Robertson and his colleagues knew that male drones probably had little use for most of these receptors. The drones don’t forage and so do not need to detect the subtle scents of flowers. Their social role within the hive is virtually non-existent. They have only one task: to find and mate with a queen. Once they have accomplished this, they die. Researcher Kevin Wanner found four receptors that were expressed in much higher quantities in males than females.
“These proteins are expressed in the membranes of the olfactory neurons way up in the tips of these little sensilla in the antennae of these males,” Robertson said. “A neuron goes all the way from there to the brain. Now the brain gets a signal that says, ‘I’ve smelled this chemical.’ If the chemical is 9-ODA, for the drone that means one thing and one thing only: ‘There’s a queen somewhere!'
Determining which of the four primary receptors in males was actually responding to 9-ODA was a formidable challenge. By chance, at a conference on the science of olfaction, Wanner met Charles Luetje, a neuroscientist at the University of Miami who had expertise with precisely this type of problem. Luetje had perfected a technique for expressing mammalian odour-sensing receptors on the outer membranes of frog eggs and testing them to see which compounds activated them. When he heard of Wanner’s work in honeybees, Luetje offered to use this technique to test the four primary odour receptors of honeybee drones.
After refining and testing the technique in insects, the researchers found that only the 9-ODA pheremone component elicited a response in just one of the four receptors. Scientists have spent decades exploring the mysteries of insect smell, but the newest tools make such research much more promising. “Like so many biologists, we are wonderfully caught up in the genomic revolution .....(It) has opened up this black box of the molecular biology of insect smell. Finally now we can peer inside.”
(The APIS-UK Editor commented: “What I want to know though is how do drones find Drone Congregation Areas. When I researched these areas they were full of drones long before any queens arrived at them. The queen finding receptor would not be used in this case and I presume would only be used once a queen entered the area. Also, how do queens find DCAs?)

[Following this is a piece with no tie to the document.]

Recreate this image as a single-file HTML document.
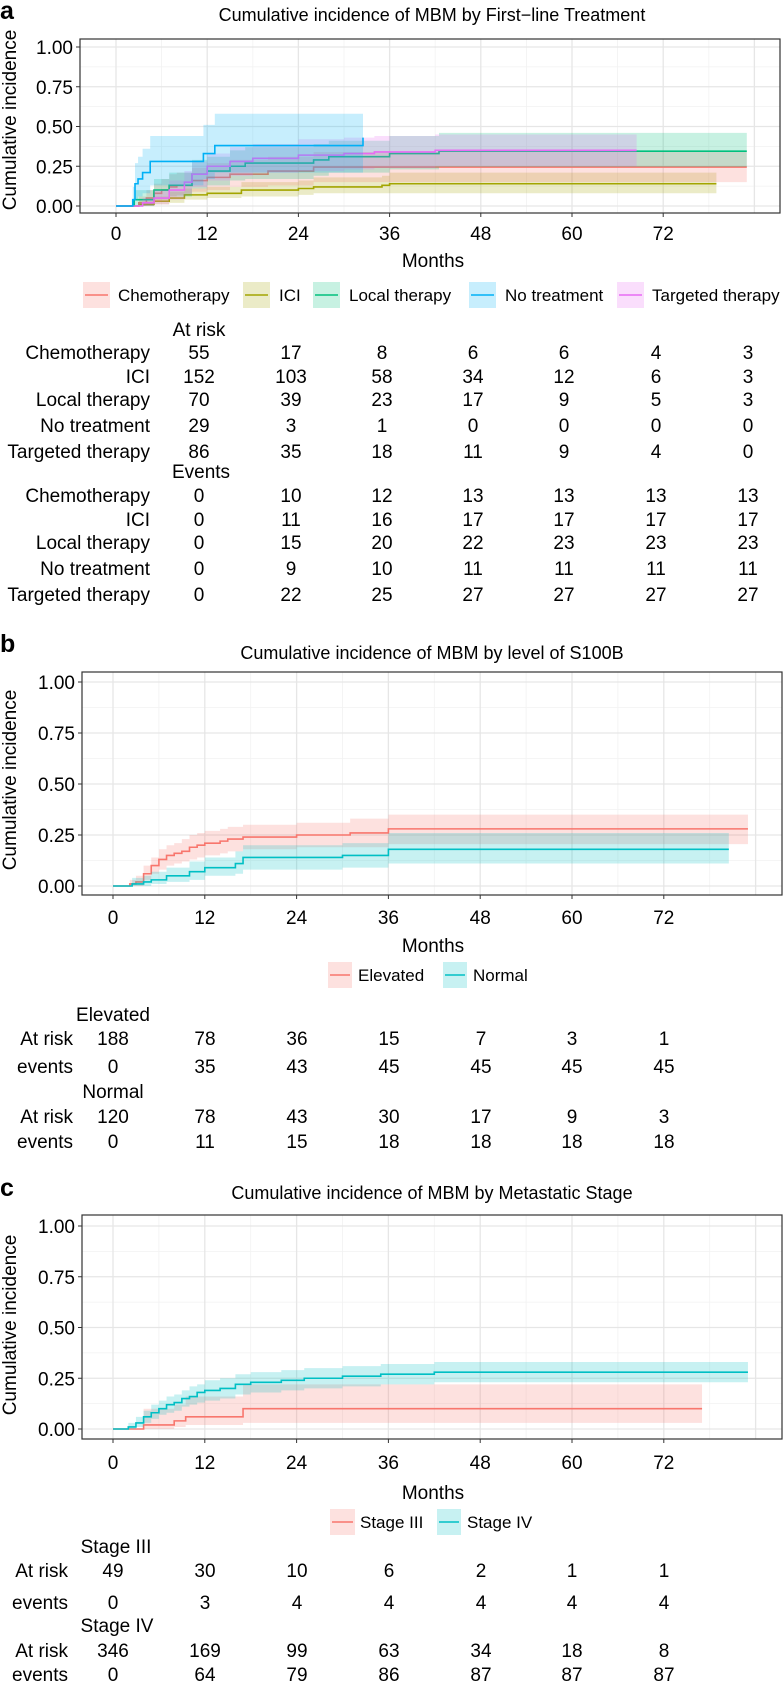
<!DOCTYPE html>
<html><head><meta charset="utf-8"><style>
html,body{margin:0;padding:0;background:#fff;}
svg{display:block;font-family:"Liberation Sans",Arial,sans-serif;}
</style></head><body>
<svg id="fig" width="783" height="1681" viewBox="0 0 783 1681" xmlns="http://www.w3.org/2000/svg"></svg>
<script>
// ---------- Panel a data ----------
const aGroups = ["Chemotherapy","ICI","Local therapy","No treatment","Targeted therapy"];
const aColors = ["#F8766D","#A3A500","#00BF7D","#00B0F6","#E76BF3"];
const aChemoT  = [0,3,4,5,6,7,8,10,12,15,20,26];
const aChemoV  = [0,0.02,0.05,0.08,0.1,0.12,0.13,0.16,0.18,0.2,0.22,0.245];
const aChemoLo = [0,0,0.01,0.03,0.04,0.06,0.07,0.09,0.1,0.12,0.13,0.15];
const aChemoHi = [0,0.06,0.1,0.14,0.17,0.2,0.21,0.24,0.27,0.29,0.31,0.34];
const aChemoEnd = 83;
const aIciT  = [0,3,5,7,9,12,16.5,24,26,35,36];
const aIciV  = [0,0.01,0.03,0.05,0.07,0.08,0.1,0.11,0.12,0.13,0.14];
const aIciLo = [0,0,0.01,0.02,0.04,0.05,0.06,0.07,0.08,0.08,0.08];
const aIciHi = [0,0.03,0.06,0.09,0.11,0.12,0.15,0.16,0.18,0.19,0.21];
const aIciEnd = 79;
const aLocT  = [0,2.4,5,7,10,12,15,17,26,28,36,42.5];
const aLocV  = [0,0.04,0.1,0.13,0.2,0.22,0.25,0.27,0.29,0.31,0.33,0.345];
const aLocLo = [0,0,0.04,0.06,0.11,0.13,0.16,0.17,0.19,0.21,0.23,0.245];
const aLocHi = [0,0.1,0.17,0.21,0.29,0.31,0.35,0.37,0.39,0.41,0.44,0.46];
const aLocEnd = 83;
const aNoT  = [0,2.2,2.5,2.9,3.5,4.5,11.5,13,32.5];
const aNoV  = [0,0.04,0.14,0.17,0.21,0.28,0.33,0.38,0.43];
const aNoLo = [0,0,0.04,0.06,0.08,0.13,0.17,0.21,0.24];
const aNoHi = [0,0.12,0.27,0.31,0.36,0.44,0.51,0.58,0.58];
const aNoEnd = 32.5;
const aTarT  = [0,3.5,5,7,9,10,12,15,18,24,30,34,42];
const aTarV  = [0,0.02,0.05,0.1,0.15,0.2,0.25,0.28,0.3,0.32,0.33,0.34,0.35];
const aTarLo = [0,0,0.01,0.04,0.08,0.12,0.16,0.19,0.21,0.22,0.23,0.24,0.25];
const aTarHi = [0,0.05,0.1,0.16,0.22,0.28,0.33,0.37,0.39,0.42,0.43,0.44,0.45];
const aTarEnd = 68.5;
const aRiskCols = [0,12,24,36,48,60,72];
const aRisk = [[55,17,8,6,6,4,3],[152,103,58,34,12,6,3],[70,39,23,17,9,5,3],[29,3,1,0,0,0,0],[86,35,18,11,9,4,0]];
const aEvents = [[0,10,12,13,13,13,13],[0,11,16,17,17,17,17],[0,15,20,22,23,23,23],[0,9,10,11,11,11,11],[0,22,25,27,27,27,27]];

// ---------- Panel b data ----------
const bGroups = ["Elevated","Normal"];
const bColors = ["#F8766D","#00BFC4"];
const bElT  = [0,2.2,3,4,5,6,7,8,9,10,11,12,14,15,17,24,31,36];
const bElV  = [0,0.01,0.02,0.06,0.1,0.13,0.15,0.16,0.17,0.19,0.2,0.21,0.22,0.23,0.24,0.25,0.26,0.28];
const bElLo = [0,0,0,0.03,0.06,0.08,0.1,0.11,0.12,0.13,0.14,0.15,0.16,0.17,0.18,0.19,0.19,0.205];
const bElHi = [0,0.03,0.05,0.1,0.14,0.18,0.2,0.21,0.23,0.25,0.26,0.27,0.28,0.29,0.3,0.31,0.33,0.35];
const bElEnd = 83;
const bNoT  = [0,2.5,4,5,7,10,12,16,17,30,36];
const bNoV  = [0,0.01,0.02,0.03,0.05,0.07,0.09,0.11,0.14,0.15,0.18];
const bNoLo = [0,0,0,0.01,0.02,0.03,0.05,0.06,0.08,0.09,0.11];
const bNoHi = [0,0.04,0.05,0.07,0.09,0.12,0.14,0.17,0.2,0.21,0.26];
const bNoEnd = 80.5;
const bCols = [0,12,24,36,48,60,72];
const bElRisk = [188,78,36,15,7,3,1];
const bElEvents = [0,35,43,45,45,45,45];
const bNoRisk = [120,78,43,30,17,9,3];
const bNoEvents = [0,11,15,18,18,18,18];

// ---------- Panel c data ----------
const cGroups = ["Stage III","Stage IV"];
const cColors = ["#F8766D","#00BFC4"];
const c3T  = [0,4,8,9.5,17];
const c3V  = [0,0.02,0.04,0.06,0.1];
const c3Lo = [0,0,0.01,0.02,0.03];
const c3Hi = [0,0.1,0.12,0.16,0.22];
const c3End = 77;
const c4T  = [0,2,3,4,5,6,7,8,9,10,11,12,14,16,18,22,25,30,35,42];
const c4V  = [0,0.01,0.03,0.06,0.08,0.1,0.12,0.13,0.15,0.16,0.18,0.19,0.2,0.22,0.23,0.24,0.25,0.26,0.27,0.28];
const c4Lo = [0,0,0.01,0.03,0.05,0.07,0.08,0.09,0.11,0.12,0.13,0.14,0.15,0.17,0.18,0.19,0.2,0.21,0.22,0.23];
const c4Hi = [0,0.03,0.06,0.09,0.12,0.14,0.16,0.17,0.19,0.21,0.22,0.24,0.25,0.27,0.28,0.29,0.3,0.31,0.32,0.33];
const c4End = 83;
const cCols = [0,12,24,36,48,60,72];
const c3Risk = [49,30,10,6,2,1,1];
const c3Events = [0,3,4,4,4,4,4];
const c4Risk = [346,169,99,63,34,18,8];
const c4Events = [0,64,79,86,87,87,87];

const xTicks = [0,12,24,36,48,60,72];
const yTicks = [0,0.25,0.5,0.75,1];
const yTickLabels = ["0.00","0.25","0.50","0.75","1.00"];

// ---------- drawing ----------
const NS = "http://www.w3.org/2000/svg";
const svg = document.getElementById("fig");
function mk(tag, attrs, parent, text){
  const e = document.createElementNS(NS, tag);
  for (const k in attrs) e.setAttribute(k, attrs[k]);
  if (text !== undefined) e.textContent = text;
  (parent || svg).appendChild(e);
  return e;
}
function txt(x, y, s, size, anchor, parent, name){
  const t = mk("text", {x:x, y:y, "font-size":size, "text-anchor":anchor||"middle", fill:"#000"}, parent, s);
  
  
  return t;
}

function panel(id, box, x0, xpm, y0, ypu){
  const g = mk("g", {});
  
  
  const X = m => x0 + m * xpm;
  const Y = v => y0 - v * ypu;
  // grid
  const grid = mk("g", {}, g);
  
  
  for (let m = 6; m <= 78; m += 12) mk("line", {x1:X(m), x2:X(m), y1:box[1], y2:box[3], stroke:"#f2f2f2", "stroke-width":0.8}, grid);
  for (let v = 0.125; v < 1.1; v += 0.25) mk("line", {x1:box[0], x2:box[2], y1:Y(v), y2:Y(v), stroke:"#f2f2f2", "stroke-width":0.8}, grid);
  for (let m = 0; m <= 84; m += 12) mk("line", {x1:X(m), x2:X(m), y1:box[1], y2:box[3], stroke:"#e6e6e6", "stroke-width":1.3}, grid);
  yTicks.forEach(v => mk("line", {x1:box[0], x2:box[2], y1:Y(v), y2:Y(v), stroke:"#e6e6e6", "stroke-width":1.3}, grid));
  return {g, X, Y, box};
}
function stepPts(T, V, end, X, Y){
  let d = [];
  for (let i = 0; i < T.length; i++){
    const nx = (i + 1 < T.length) ? T[i+1] : end;
    d.push([X(T[i]), Y(V[i])]); d.push([X(nx), Y(V[i])]);
  }
  return d;
}
function series(p, T, V, Lo, Hi, end, color, name){
  const up = stepPts(T, Hi, end, p.X, p.Y);
  const lo = stepPts(T, Lo, end, p.X, p.Y).reverse();
  const band = mk("polygon", {points: up.concat(lo).map(q => q.join(",")).join(" "), fill:color, "fill-opacity":0.22, stroke:"none"}, p.g);
  
  
  const pts = stepPts(T, V, end, p.X, p.Y);
  const line = mk("polyline", {points: pts.map(q => q.join(",")).join(" "), fill:"none", stroke:color, "stroke-width":1.6}, p.g);
  
  
}
function axes(p, id, tickY, monthsY, titleY, title, ytitleY){
  const b = p.box;
  const fr = mk("rect", {x:b[0], y:b[1], width:b[2]-b[0], height:b[3]-b[1], fill:"none", stroke:"#333", "stroke-width":1.2}, p.g);
  
  
  yTicks.forEach((v, i) => {
    mk("line", {x1:b[0]-4, x2:b[0], y1:p.Y(v), y2:p.Y(v), stroke:"#333", "stroke-width":1}, p.g);
    txt(b[0]-7, p.Y(v)+7, yTickLabels[i], 19, "end", p.g, id + '-y-tick-label');
  });
  xTicks.forEach(m => {
    mk("line", {x1:p.X(m), x2:p.X(m), y1:b[3], y2:b[3]+4, stroke:"#333", "stroke-width":1}, p.g);
    txt(p.X(m), tickY+7, String(m), 19, "middle", p.g, id + '-x-tick-label');
  });
  txt(433, monthsY+7, "Months", 19, "middle", p.g, id + '-x-axis-title');
  const yt = txt(0, 0, "Cumulative incidence", 19, "middle", p.g, id + '-y-axis-title');
  yt.setAttribute("transform", "translate(16," + ytitleY + ") rotate(-90)");
  txt(432, titleY+6, title, 18, "middle", p.g, id + '-title');
}
function legend(items, y, id){
  const g = mk("g", {});
  
  
  items.forEach(it => {
    const e = mk("g", {}, g);
    
    
    mk("rect", {x:it.kx, y:y-13, width:it.kw, height:26, fill:it.c, "fill-opacity":0.22}, e);
    mk("line", {x1:it.kx+2, x2:it.kx+it.kw-2, y1:y, y2:y, stroke:it.c, "stroke-width":1.6}, e);
    txt(it.tx, y+6, it.label, 17, "start", e, 'legend-label');
  });
}

// Panel letters
[["a",10],["b",643],["c",1187]].forEach(a => {
  const t = mk("text", {x:0, y:a[1]+9, "font-size":25, "font-weight":"bold"}, svg, a[0]);
  
  
});

// ----- Panel a -----
const pa = panel("a", [80,39,780,213], 116, 7.6, 206, 159);
series(pa, aIciT, aIciV, aIciLo, aIciHi, aIciEnd, aColors[1], "ici");
series(pa, aChemoT, aChemoV, aChemoLo, aChemoHi, aChemoEnd, aColors[0], "chemotherapy");
series(pa, aLocT, aLocV, aLocLo, aLocHi, aLocEnd, aColors[2], "local-therapy");
series(pa, aTarT, aTarV, aTarLo, aTarHi, aTarEnd, aColors[4], "targeted-therapy");
series(pa, aNoT, aNoV, aNoLo, aNoHi, aNoEnd, aColors[3], "no-treatment");
axes(pa, "a", 233, 260, 15, "Cumulative incidence of MBM by First\u2212line Treatment", 120);
legend([
  {kx:83,kw:27,tx:118,label:aGroups[0],c:aColors[0]},
  {kx:243,kw:27,tx:279,label:aGroups[1],c:aColors[1]},
  {kx:313,kw:27,tx:349,label:aGroups[2],c:aColors[2]},
  {kx:469,kw:27,tx:505,label:aGroups[3],c:aColors[3]},
  {kx:617,kw:27,tx:652,label:aGroups[4],c:aColors[4]}], 295, "a");
const aColX = [199,291,382,473,564,656,748];
const ta = mk("g", {});


txt(199, 329+7, "At risk", 19, "middle", ta, 'at-risk-heading');
const aRiskY = [352,376,399,425,451];
const aEvY = [495,519,542,568,594];
aGroups.forEach((gname, i) => {
  txt(150, aRiskY[i]+7, gname, 19, "end", ta, 'row-label');
  aRiskCols.forEach((m, j) => txt(aColX[j], aRiskY[i]+7, String(aRisk[i][j]), 19, "middle", ta, 'at-risk-value'));
  txt(150, aEvY[i]+7, gname, 19, "end", ta, 'row-label');
  aRiskCols.forEach((m, j) => txt(aColX[j], aEvY[i]+7, String(aEvents[i][j]), 19, "middle", ta, 'events-value'));
});
txt(201, 471+7, "Events", 19, "middle", ta, 'events-heading');

// ----- Panel b -----
const pb = panel("b", [82,672,782,895], 113, 7.65, 886, 204);
series(pb, bElT, bElV, bElLo, bElHi, bElEnd, bColors[0], "elevated");
series(pb, bNoT, bNoV, bNoLo, bNoHi, bNoEnd, bColors[1], "normal");
axes(pb, "b", 917, 945, 653, "Cumulative incidence of MBM by level of S100B", 780);
legend([
  {kx:328,kw:24,tx:358,label:bGroups[0],c:bColors[0]},
  {kx:443,kw:24,tx:473,label:bGroups[1],c:bColors[1]}], 975, "b");
const bColX = [113,205,297,389,481,572,664];
const tb = mk("g", {});


function tableRows(g, heading, hy, risk, ev, ry, ey, labx, cols, hx){
  txt(hx, hy+7, heading, 19, "middle", g, 'group-heading');
  txt(labx, ry+7, "At risk", 19, "end", g, 'row-label');
  txt(labx, ey+7, "events", 19, "end", g, 'row-label');
  cols.forEach((x, j) => {
    txt(x, ry+7, String(risk[j]), 19, "middle", g, 'at-risk-value');
    txt(x, ey+7, String(ev[j]), 19, "middle", g, 'events-value');
  });
}
tableRows(tb, bGroups[0], 1014, bElRisk, bElEvents, 1038, 1066, 73, bColX, 113);
tableRows(tb, bGroups[1], 1091, bNoRisk, bNoEvents, 1116, 1141, 73, bColX, 113);

// ----- Panel c -----
const pc = panel("c", [82,1215,782,1439], 113, 7.65, 1429, 203);
series(pc, c3T, c3V, c3Lo, c3Hi, c3End, cColors[0], "stage-iii");
series(pc, c4T, c4V, c4Lo, c4Hi, c4End, cColors[1], "stage-iv");
axes(pc, "c", 1462, 1492, 1193, "Cumulative incidence of MBM by Metastatic Stage", 1325);
legend([
  {kx:330,kw:25,tx:360,label:cGroups[0],c:cColors[0]},
  {kx:437,kw:24,tx:467,label:cGroups[1],c:cColors[1]}], 1522, "c");
const tc = mk("g", {});


tableRows(tc, cGroups[0], 1546, c3Risk, c3Events, 1570, 1602, 68, bColX, 116);
tableRows(tc, cGroups[1], 1625, c4Risk, c4Events, 1650, 1674, 68, bColX, 117);
</script>
</body></html>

7. Don’t Forget the Mouse!
The other day I needed to return something to my beekeeping toolbox. A sudden rustling as I opened the lid prompted further investigation. Three mice, which had managed to squeeze through a small hole created by too close a contact with a hot smoker, gazed up at me in irritation at having their autumn plans interrupted. Memo to self: check that the hives are properly protected against mice. Now!